--- What is expected ---
Retype exactly the lines from the line containing "Output the Python" through the line containing "import seaborn as sns", both included, and nothing more; skip the pictures.

--- Information given ---
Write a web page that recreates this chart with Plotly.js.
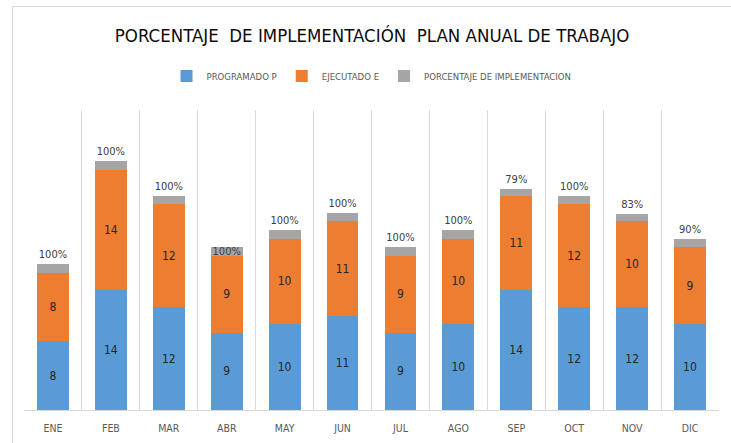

...

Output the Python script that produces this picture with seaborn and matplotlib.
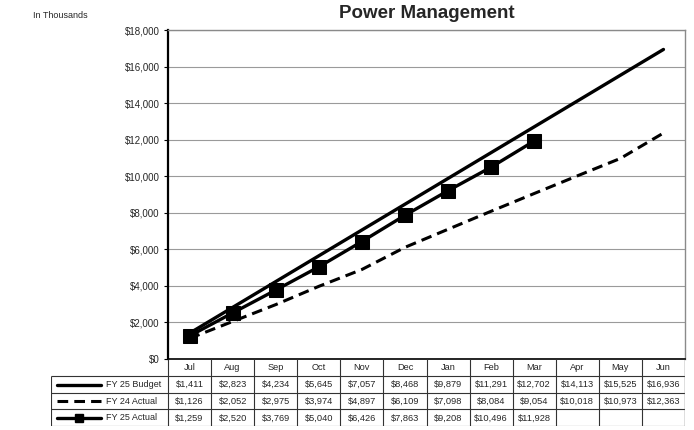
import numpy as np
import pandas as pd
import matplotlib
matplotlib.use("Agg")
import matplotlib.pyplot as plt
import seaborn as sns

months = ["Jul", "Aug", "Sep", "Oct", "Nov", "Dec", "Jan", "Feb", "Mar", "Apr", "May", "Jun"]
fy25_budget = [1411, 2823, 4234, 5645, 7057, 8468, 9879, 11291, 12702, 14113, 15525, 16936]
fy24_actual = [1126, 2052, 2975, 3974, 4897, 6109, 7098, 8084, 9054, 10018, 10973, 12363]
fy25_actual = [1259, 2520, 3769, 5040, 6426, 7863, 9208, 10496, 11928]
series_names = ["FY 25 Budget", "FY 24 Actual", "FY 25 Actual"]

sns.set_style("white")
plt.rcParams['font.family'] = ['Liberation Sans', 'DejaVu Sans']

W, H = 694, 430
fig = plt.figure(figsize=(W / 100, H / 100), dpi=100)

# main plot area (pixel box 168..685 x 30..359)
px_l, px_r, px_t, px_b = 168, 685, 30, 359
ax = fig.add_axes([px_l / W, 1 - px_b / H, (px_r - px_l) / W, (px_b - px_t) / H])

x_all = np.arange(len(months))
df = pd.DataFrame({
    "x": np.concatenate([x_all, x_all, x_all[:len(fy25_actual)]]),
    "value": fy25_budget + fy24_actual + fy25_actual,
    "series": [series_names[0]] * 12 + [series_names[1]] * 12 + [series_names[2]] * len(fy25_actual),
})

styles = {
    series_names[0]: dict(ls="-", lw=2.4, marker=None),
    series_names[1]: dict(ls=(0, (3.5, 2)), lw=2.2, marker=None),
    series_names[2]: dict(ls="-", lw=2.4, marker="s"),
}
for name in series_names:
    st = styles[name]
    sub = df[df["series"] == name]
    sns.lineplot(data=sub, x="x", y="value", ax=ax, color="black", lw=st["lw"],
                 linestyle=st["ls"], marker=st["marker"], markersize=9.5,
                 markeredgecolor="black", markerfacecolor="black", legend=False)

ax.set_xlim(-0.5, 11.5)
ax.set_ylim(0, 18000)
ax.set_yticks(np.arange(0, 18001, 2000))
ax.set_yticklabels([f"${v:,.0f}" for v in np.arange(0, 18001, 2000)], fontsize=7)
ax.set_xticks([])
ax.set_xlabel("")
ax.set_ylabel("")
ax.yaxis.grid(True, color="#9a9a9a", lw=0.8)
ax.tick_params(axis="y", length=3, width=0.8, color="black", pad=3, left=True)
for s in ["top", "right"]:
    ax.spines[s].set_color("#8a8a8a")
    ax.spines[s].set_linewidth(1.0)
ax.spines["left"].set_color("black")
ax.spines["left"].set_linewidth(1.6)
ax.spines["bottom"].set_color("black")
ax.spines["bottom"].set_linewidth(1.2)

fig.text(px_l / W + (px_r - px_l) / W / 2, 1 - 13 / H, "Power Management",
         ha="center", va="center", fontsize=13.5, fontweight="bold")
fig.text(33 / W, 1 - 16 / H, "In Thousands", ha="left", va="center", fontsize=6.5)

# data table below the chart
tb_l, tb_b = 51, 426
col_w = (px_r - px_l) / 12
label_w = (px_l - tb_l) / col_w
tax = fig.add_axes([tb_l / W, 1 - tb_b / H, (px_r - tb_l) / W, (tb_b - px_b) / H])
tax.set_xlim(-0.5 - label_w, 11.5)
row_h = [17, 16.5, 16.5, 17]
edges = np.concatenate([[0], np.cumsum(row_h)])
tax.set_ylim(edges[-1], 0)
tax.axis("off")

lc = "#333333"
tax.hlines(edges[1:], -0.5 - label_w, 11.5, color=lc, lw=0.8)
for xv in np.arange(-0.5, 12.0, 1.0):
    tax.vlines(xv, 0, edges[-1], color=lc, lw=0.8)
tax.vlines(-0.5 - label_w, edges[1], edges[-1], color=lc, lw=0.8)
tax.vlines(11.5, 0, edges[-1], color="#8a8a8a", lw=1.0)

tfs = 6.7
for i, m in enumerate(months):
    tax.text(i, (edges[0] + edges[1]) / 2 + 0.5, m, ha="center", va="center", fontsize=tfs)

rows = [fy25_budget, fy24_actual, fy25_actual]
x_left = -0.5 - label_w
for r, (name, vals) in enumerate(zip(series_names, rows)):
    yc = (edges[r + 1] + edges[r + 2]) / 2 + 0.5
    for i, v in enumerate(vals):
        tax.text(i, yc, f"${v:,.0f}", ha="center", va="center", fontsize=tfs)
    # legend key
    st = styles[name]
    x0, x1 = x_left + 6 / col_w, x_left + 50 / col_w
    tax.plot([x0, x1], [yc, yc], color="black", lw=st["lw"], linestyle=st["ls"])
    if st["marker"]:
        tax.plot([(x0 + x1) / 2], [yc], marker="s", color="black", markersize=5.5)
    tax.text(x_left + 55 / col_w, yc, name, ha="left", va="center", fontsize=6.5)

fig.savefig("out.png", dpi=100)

* * *

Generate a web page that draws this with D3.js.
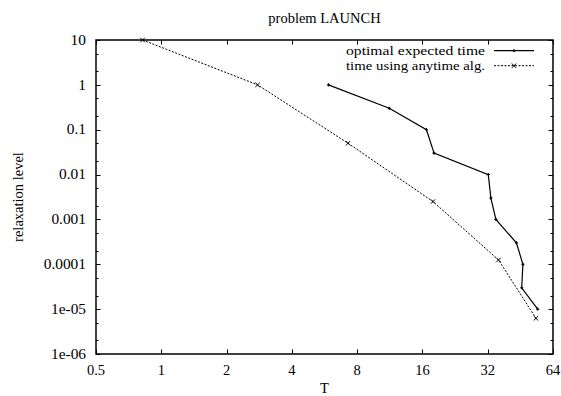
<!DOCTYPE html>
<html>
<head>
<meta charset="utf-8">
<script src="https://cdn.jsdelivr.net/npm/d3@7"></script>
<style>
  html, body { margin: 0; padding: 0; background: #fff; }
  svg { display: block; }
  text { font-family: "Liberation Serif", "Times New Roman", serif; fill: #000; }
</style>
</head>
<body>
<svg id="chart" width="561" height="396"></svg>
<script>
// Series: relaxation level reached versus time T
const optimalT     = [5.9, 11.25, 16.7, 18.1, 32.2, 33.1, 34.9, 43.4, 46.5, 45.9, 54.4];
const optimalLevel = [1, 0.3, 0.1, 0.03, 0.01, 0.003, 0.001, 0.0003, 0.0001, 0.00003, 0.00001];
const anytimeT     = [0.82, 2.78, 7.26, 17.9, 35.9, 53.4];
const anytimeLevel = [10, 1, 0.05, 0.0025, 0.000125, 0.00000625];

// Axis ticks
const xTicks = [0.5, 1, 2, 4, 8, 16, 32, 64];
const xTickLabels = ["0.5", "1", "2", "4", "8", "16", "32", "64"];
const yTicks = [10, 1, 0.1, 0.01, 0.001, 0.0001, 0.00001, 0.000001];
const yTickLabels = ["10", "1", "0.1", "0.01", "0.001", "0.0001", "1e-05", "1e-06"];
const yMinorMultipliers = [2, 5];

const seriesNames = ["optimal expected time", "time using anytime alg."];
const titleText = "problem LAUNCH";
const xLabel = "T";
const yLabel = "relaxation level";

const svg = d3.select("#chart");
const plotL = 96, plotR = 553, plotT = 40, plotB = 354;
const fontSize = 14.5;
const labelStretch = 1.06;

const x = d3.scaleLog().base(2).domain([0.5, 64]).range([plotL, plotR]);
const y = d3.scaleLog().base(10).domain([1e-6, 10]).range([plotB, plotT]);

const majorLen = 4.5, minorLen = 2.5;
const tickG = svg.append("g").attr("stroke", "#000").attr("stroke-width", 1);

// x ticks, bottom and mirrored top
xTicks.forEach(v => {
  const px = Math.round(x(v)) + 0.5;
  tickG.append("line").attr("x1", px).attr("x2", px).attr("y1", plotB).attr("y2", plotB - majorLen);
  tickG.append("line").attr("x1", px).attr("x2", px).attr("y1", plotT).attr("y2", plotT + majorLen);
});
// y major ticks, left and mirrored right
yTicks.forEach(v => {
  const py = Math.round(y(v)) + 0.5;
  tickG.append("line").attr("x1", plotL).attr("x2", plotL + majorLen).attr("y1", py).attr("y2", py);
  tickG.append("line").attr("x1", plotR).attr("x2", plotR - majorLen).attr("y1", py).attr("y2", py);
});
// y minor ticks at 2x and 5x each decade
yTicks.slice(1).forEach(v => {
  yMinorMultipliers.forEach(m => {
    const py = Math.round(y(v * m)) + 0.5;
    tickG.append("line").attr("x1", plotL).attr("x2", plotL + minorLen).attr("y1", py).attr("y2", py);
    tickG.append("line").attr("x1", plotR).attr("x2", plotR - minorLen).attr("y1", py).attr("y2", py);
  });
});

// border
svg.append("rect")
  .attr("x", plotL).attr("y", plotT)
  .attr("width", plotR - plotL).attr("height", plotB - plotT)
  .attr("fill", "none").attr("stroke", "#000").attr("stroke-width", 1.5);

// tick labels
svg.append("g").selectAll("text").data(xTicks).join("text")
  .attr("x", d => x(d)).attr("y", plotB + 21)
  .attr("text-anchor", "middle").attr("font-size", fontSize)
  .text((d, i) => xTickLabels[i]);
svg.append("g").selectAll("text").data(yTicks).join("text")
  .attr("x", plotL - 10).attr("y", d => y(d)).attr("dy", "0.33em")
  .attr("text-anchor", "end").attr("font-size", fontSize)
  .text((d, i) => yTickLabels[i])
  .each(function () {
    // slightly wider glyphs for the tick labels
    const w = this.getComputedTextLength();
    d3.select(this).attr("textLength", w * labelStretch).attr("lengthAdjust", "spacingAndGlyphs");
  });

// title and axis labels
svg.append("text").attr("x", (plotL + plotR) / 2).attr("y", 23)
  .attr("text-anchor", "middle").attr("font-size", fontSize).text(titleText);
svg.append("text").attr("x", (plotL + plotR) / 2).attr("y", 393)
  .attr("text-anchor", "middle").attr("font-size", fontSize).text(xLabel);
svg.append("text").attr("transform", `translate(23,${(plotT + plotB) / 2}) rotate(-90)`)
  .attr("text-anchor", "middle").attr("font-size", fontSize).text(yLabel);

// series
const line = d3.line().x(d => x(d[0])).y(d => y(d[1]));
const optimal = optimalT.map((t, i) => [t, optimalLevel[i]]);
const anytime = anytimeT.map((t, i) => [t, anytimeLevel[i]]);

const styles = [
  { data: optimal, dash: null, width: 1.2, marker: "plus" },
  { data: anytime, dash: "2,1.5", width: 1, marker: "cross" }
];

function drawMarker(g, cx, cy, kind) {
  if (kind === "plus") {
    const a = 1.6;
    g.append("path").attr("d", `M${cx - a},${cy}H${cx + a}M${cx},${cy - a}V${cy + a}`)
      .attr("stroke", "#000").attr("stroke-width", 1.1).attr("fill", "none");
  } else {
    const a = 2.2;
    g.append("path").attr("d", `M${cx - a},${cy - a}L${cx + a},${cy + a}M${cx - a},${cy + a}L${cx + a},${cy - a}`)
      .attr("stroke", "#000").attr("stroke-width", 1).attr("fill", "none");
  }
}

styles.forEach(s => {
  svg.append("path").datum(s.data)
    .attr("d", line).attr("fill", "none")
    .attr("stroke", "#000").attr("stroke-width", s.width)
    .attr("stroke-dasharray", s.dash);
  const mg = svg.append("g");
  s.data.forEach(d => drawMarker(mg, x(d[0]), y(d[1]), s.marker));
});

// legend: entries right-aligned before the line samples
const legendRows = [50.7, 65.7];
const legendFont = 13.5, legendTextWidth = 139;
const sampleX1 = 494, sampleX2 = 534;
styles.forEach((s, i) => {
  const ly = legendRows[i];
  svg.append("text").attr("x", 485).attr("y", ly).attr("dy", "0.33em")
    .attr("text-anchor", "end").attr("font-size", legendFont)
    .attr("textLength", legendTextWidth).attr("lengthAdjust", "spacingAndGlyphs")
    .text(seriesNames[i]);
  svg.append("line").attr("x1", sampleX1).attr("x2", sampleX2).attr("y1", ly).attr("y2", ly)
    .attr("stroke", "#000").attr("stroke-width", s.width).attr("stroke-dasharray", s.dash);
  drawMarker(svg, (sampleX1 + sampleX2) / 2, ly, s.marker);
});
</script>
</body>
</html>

--- Exercise output ---
Output the Python script that produces this picture with seaborn and matplotlib.
import numpy as np
import pandas as pd
import matplotlib
matplotlib.use("Agg")
import matplotlib.pyplot as plt
import seaborn as sns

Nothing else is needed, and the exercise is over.